> WHAT IS REQUIRED
Working from the data below, reproduce exactly the lines starting at the one that holds "Write the matplotlib code for this chart." and ending at the one that holds "p1, p2 = 151, 317". Pictures are excluded.

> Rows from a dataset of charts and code
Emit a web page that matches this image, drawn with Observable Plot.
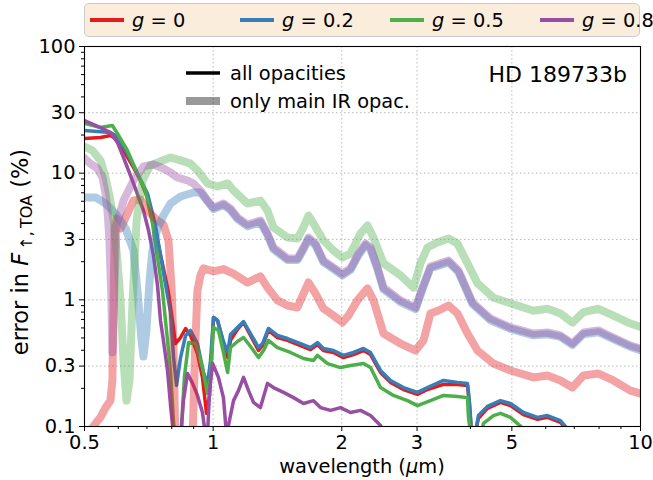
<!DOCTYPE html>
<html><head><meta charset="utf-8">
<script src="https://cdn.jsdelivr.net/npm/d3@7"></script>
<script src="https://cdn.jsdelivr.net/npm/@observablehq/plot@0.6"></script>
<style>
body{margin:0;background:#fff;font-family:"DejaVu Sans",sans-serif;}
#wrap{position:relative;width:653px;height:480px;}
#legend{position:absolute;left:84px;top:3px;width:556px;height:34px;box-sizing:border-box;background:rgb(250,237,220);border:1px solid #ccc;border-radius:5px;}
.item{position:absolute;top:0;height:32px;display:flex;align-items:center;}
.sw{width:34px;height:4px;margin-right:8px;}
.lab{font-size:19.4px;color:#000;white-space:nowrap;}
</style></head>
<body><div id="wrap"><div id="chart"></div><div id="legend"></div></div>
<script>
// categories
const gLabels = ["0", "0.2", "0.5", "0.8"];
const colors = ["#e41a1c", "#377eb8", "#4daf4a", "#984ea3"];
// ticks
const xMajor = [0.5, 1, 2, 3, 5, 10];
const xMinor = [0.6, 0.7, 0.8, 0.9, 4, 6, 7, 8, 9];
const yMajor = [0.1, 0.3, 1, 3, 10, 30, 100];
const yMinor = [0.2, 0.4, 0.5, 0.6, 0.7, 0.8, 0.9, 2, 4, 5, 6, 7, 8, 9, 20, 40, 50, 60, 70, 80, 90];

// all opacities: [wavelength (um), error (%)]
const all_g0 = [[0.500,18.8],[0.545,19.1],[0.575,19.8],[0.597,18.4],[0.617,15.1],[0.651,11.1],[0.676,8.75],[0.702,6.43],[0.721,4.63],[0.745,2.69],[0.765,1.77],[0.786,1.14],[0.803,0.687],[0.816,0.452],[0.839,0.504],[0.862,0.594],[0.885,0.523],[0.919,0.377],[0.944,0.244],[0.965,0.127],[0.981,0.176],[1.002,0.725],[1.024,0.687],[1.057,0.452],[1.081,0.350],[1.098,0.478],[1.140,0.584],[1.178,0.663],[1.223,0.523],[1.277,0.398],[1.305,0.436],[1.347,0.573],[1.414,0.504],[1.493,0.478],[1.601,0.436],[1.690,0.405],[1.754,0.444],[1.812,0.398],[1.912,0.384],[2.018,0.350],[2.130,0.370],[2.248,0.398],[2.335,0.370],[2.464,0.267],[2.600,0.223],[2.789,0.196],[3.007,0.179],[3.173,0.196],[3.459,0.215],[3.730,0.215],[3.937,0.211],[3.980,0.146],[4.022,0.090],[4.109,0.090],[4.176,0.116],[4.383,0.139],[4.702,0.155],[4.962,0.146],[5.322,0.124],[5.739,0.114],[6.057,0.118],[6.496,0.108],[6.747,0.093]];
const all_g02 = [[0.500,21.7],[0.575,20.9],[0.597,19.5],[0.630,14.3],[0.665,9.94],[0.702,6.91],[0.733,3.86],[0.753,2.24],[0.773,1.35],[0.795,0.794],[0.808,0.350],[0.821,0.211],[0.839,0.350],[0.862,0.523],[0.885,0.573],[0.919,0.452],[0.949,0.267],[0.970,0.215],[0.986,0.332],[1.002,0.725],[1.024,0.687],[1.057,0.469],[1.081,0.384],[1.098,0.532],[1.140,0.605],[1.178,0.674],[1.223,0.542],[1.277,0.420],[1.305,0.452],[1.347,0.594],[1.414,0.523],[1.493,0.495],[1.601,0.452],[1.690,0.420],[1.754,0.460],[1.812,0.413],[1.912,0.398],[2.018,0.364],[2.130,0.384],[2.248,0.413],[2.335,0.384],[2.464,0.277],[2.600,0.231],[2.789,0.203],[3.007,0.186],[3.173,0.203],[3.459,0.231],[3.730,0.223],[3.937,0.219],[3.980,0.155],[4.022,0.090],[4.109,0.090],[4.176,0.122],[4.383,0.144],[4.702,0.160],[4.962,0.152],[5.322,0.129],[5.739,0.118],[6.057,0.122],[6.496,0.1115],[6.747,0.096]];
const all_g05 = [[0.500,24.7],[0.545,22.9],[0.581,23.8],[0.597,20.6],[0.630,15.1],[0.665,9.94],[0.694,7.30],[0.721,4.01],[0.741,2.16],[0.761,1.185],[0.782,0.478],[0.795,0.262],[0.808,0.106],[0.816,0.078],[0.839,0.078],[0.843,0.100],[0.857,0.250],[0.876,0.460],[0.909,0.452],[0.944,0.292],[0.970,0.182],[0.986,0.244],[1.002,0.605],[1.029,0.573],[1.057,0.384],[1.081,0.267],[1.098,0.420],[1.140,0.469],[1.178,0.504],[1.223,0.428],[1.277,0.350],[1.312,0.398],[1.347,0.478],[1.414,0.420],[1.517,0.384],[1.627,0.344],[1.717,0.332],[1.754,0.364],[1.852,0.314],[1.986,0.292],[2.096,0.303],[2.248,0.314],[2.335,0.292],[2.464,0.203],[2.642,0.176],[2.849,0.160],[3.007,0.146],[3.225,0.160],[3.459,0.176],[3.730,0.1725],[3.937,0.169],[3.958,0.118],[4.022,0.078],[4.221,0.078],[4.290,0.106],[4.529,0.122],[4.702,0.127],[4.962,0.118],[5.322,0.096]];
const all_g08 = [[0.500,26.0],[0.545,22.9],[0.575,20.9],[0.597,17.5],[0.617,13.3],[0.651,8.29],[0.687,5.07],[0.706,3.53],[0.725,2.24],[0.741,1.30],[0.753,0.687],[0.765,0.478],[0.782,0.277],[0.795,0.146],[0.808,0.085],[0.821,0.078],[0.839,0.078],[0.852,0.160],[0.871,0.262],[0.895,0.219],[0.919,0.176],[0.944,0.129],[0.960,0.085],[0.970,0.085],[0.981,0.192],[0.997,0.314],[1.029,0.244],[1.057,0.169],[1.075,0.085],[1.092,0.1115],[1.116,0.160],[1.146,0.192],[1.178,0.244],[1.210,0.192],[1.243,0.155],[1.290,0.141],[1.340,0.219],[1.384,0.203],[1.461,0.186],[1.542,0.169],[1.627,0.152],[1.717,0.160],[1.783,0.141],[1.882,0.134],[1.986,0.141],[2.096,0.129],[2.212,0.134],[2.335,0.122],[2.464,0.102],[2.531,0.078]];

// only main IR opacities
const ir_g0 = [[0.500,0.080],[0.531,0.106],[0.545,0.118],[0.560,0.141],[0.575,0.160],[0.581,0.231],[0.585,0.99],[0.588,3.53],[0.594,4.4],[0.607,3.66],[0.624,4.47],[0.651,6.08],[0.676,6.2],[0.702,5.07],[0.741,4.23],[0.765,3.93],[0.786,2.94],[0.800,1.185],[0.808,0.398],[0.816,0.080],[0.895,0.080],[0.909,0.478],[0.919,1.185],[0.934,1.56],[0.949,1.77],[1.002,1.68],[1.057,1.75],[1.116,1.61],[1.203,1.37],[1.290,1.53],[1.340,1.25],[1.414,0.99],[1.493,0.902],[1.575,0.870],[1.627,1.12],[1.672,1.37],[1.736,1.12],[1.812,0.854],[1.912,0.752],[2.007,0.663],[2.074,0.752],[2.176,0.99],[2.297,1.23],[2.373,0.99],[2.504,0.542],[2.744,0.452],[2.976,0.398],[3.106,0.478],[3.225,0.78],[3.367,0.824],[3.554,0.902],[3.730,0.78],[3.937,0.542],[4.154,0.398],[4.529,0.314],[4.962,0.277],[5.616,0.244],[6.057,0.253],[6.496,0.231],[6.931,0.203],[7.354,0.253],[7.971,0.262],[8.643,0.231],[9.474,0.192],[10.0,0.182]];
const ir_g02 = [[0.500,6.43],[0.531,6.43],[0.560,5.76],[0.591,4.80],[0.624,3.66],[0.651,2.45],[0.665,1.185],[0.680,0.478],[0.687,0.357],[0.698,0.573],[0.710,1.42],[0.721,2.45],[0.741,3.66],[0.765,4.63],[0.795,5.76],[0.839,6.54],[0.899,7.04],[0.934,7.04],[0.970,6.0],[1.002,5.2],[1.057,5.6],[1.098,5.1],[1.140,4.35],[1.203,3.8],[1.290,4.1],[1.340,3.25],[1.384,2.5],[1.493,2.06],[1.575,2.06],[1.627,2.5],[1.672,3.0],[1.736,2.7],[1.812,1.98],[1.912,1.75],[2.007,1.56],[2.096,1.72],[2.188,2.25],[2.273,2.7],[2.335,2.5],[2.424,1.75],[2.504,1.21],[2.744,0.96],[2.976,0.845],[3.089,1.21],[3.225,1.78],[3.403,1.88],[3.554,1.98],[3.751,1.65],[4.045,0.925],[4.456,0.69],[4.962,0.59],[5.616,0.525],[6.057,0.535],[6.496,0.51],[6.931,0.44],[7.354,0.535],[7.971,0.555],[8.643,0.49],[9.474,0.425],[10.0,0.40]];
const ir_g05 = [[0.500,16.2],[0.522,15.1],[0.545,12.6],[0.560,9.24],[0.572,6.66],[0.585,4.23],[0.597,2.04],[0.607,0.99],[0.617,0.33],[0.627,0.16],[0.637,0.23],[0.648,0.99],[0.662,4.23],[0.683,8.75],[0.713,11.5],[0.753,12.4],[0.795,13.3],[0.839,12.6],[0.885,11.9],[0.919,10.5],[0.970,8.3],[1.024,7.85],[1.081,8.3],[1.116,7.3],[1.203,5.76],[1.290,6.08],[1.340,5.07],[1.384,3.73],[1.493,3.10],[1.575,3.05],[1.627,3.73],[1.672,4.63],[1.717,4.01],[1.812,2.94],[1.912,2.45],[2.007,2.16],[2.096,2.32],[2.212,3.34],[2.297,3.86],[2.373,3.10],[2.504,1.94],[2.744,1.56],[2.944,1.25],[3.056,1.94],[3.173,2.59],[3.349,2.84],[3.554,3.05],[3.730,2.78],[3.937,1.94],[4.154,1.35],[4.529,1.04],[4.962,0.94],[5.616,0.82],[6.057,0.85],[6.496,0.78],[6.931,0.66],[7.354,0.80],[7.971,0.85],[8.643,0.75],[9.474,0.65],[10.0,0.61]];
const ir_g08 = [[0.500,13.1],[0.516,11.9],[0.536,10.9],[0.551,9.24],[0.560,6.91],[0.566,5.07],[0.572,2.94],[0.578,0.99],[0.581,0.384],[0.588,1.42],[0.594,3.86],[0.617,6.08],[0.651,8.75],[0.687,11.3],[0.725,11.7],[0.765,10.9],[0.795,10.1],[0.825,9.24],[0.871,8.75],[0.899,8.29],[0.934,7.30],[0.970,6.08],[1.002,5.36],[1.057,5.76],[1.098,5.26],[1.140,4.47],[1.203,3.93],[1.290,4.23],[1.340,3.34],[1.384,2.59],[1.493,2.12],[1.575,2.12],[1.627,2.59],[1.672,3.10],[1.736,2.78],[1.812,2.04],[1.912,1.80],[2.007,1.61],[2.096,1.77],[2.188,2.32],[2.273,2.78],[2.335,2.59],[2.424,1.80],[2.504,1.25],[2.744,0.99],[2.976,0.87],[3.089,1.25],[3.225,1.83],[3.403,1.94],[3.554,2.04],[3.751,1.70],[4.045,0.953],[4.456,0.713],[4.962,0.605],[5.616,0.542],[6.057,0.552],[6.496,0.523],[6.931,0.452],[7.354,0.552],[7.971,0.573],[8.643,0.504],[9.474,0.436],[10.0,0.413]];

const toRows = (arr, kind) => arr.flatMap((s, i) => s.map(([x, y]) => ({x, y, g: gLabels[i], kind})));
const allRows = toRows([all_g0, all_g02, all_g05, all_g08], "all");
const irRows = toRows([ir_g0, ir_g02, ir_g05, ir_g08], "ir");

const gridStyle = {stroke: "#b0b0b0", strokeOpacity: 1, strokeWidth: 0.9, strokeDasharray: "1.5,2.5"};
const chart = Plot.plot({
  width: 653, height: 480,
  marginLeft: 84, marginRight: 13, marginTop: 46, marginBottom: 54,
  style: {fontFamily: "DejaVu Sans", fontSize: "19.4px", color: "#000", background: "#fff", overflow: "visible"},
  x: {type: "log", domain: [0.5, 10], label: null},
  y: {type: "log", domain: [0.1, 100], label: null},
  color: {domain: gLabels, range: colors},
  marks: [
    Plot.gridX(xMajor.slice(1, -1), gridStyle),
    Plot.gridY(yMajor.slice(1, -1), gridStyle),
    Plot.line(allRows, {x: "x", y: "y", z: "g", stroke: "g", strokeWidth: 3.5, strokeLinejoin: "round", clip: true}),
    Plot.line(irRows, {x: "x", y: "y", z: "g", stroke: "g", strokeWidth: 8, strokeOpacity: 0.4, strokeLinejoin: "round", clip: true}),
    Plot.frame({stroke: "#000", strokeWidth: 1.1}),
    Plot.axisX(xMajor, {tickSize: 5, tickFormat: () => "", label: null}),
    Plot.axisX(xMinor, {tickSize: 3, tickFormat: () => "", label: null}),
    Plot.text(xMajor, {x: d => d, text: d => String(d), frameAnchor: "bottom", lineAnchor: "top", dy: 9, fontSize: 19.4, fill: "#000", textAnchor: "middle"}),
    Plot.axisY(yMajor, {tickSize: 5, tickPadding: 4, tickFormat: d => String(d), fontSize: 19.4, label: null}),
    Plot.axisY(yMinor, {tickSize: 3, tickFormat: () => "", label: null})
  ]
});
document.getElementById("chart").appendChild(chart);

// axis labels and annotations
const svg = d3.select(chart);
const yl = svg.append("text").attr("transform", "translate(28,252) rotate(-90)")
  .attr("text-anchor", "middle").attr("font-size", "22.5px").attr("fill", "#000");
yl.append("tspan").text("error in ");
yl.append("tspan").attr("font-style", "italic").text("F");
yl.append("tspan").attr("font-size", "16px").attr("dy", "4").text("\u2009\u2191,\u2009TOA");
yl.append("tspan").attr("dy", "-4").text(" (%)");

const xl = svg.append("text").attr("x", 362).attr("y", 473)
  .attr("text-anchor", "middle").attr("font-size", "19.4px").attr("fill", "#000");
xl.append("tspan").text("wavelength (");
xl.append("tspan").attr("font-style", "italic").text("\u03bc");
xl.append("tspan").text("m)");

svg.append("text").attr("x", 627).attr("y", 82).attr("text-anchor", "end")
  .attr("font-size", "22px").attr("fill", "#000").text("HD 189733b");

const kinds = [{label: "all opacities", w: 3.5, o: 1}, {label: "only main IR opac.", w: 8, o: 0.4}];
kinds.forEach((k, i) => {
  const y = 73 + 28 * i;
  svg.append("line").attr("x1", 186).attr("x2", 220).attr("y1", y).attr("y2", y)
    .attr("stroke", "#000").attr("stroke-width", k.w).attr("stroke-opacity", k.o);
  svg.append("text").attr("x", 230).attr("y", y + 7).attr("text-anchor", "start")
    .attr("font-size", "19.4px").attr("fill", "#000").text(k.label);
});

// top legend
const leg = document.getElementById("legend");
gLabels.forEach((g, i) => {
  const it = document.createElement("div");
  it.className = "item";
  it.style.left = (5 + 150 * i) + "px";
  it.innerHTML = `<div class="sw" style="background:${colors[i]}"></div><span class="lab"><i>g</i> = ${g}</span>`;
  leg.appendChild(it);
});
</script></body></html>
--
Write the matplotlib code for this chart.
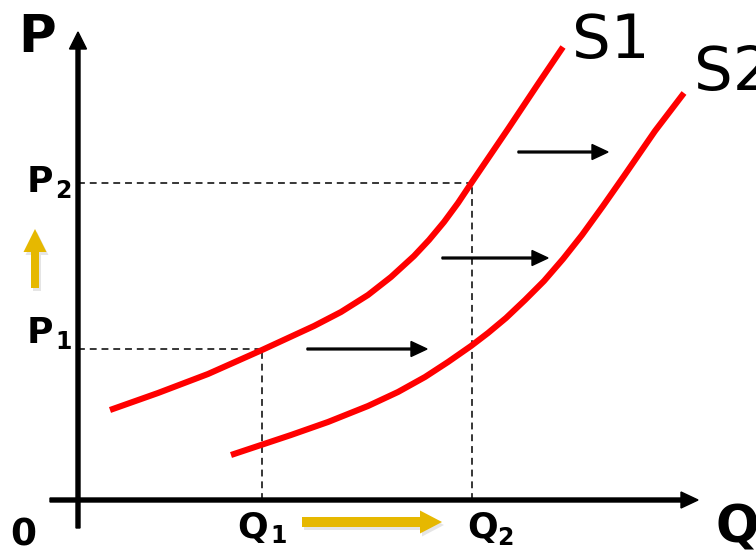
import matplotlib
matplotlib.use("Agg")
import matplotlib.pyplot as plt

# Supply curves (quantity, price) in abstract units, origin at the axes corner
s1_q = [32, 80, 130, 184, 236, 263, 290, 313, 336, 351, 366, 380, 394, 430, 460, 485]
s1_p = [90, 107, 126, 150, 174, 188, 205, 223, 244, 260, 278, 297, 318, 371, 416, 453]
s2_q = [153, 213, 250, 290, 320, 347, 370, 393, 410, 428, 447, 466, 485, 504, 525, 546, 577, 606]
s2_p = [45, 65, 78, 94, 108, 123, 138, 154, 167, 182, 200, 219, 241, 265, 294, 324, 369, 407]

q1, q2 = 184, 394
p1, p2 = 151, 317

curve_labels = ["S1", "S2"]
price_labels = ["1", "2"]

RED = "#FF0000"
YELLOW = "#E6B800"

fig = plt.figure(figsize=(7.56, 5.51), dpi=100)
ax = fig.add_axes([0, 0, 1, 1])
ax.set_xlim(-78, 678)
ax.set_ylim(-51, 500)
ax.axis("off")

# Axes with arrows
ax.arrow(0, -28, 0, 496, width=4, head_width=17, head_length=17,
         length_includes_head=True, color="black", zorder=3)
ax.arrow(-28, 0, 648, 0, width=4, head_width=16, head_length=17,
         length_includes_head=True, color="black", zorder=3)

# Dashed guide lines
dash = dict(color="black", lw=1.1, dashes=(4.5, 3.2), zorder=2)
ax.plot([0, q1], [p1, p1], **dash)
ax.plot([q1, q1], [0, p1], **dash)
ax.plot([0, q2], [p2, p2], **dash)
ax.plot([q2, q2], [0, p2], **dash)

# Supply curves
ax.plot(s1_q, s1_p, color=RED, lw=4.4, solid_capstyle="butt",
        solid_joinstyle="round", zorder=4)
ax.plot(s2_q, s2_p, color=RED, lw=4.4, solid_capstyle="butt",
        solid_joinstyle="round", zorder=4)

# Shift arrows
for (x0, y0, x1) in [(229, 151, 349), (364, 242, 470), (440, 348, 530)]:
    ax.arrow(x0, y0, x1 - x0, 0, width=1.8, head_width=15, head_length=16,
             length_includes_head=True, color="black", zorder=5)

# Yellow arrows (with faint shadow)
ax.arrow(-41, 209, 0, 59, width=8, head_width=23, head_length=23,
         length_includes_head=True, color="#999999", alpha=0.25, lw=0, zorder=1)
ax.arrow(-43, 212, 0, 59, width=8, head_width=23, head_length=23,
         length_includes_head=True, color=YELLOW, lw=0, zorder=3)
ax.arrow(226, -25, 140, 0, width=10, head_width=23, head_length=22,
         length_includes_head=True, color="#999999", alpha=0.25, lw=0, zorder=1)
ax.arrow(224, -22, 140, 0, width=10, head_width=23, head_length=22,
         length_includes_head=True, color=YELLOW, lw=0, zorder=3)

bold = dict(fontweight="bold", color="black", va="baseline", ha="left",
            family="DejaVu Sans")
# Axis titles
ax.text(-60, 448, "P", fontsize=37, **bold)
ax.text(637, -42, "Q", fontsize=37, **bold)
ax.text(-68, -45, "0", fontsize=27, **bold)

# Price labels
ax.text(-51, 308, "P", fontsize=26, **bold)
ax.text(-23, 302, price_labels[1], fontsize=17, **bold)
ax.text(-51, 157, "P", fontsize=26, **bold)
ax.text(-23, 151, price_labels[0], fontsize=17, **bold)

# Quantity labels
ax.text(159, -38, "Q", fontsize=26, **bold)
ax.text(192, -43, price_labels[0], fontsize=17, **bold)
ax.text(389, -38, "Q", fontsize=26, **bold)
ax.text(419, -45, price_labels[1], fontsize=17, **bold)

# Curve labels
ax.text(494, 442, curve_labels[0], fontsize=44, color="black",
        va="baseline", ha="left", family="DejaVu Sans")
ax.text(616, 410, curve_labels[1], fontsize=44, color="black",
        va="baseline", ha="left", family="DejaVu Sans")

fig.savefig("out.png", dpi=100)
--
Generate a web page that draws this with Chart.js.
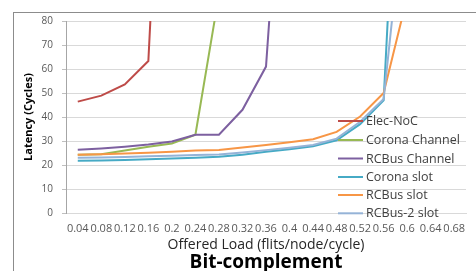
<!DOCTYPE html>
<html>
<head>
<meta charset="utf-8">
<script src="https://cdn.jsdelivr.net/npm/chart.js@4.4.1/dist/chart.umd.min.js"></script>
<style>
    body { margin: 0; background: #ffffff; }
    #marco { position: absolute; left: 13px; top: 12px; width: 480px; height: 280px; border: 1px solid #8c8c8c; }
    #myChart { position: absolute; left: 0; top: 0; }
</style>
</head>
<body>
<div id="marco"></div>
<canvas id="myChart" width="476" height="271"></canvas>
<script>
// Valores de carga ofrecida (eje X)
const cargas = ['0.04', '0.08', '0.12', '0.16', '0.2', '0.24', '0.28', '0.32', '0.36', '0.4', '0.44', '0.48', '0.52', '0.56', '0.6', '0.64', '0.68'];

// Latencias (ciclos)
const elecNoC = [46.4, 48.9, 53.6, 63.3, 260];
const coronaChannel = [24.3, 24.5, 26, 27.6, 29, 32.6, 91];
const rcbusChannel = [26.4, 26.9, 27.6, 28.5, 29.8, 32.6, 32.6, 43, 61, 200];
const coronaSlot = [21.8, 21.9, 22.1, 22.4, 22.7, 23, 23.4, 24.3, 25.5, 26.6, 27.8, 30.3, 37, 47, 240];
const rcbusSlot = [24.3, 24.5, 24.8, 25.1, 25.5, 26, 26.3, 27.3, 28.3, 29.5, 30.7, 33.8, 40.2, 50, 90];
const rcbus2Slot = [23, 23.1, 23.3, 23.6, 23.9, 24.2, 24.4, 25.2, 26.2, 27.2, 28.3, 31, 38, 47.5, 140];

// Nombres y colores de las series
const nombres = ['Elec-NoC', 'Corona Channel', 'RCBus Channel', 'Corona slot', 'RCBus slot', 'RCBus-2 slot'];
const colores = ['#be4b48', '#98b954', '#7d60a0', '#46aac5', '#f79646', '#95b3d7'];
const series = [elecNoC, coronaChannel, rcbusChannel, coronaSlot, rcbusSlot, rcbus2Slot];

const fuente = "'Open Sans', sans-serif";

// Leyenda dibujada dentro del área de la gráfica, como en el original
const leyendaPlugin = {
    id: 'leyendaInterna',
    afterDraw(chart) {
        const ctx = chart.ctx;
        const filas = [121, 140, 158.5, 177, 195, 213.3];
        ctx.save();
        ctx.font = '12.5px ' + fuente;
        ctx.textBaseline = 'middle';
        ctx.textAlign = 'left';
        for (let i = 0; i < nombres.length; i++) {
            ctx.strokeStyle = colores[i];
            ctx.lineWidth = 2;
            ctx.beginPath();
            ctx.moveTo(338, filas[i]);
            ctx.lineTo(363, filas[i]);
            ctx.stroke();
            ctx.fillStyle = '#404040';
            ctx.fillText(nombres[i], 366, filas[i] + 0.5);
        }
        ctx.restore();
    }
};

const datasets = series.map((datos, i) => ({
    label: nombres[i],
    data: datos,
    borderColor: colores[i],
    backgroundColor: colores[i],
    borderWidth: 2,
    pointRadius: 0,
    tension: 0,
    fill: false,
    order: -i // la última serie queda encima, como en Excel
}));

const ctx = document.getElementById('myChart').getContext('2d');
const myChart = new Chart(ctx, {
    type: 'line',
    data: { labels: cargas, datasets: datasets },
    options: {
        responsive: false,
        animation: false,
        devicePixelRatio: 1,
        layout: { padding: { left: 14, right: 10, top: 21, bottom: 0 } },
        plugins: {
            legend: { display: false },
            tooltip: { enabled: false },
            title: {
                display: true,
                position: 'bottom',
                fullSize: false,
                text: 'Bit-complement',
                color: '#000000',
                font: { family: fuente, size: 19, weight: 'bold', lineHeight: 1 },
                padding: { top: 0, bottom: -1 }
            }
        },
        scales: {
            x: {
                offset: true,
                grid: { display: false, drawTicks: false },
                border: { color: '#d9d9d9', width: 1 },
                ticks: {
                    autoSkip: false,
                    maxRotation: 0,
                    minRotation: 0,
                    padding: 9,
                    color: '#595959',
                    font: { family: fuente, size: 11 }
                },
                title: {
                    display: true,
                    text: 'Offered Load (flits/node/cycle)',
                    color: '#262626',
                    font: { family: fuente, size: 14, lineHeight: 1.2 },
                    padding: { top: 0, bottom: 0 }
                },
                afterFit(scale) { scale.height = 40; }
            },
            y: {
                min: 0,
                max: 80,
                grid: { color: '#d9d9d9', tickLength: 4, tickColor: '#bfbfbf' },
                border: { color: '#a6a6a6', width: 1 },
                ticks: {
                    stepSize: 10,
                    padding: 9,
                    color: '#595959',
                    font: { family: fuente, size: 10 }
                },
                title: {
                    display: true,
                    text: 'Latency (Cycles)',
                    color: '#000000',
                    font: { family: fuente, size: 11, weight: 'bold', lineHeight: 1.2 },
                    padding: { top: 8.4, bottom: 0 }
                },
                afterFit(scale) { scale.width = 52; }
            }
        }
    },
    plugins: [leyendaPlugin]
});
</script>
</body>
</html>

> SOLUTION
Write the matplotlib code for this chart.
import matplotlib
matplotlib.use("Agg")
import matplotlib.pyplot as plt

# Supply curves (quantity, price) in abstract units, origin at the axes corner
s1_q = [32, 80, 130, 184, 236, 263, 290, 313, 336, 351, 366, 380, 394, 430, 460, 485]
s1_p = [90, 107, 126, 150, 174, 188, 205, 223, 244, 260, 278, 297, 318, 371, 416, 453]
s2_q = [153, 213, 250, 290, 320, 347, 370, 393, 410, 428, 447, 466, 485, 504, 525, 546, 577, 606]
s2_p = [45, 65, 78, 94, 108, 123, 138, 154, 167, 182, 200, 219, 241, 265, 294, 324, 369, 407]

q1, q2 = 184, 394
p1, p2 = 151, 317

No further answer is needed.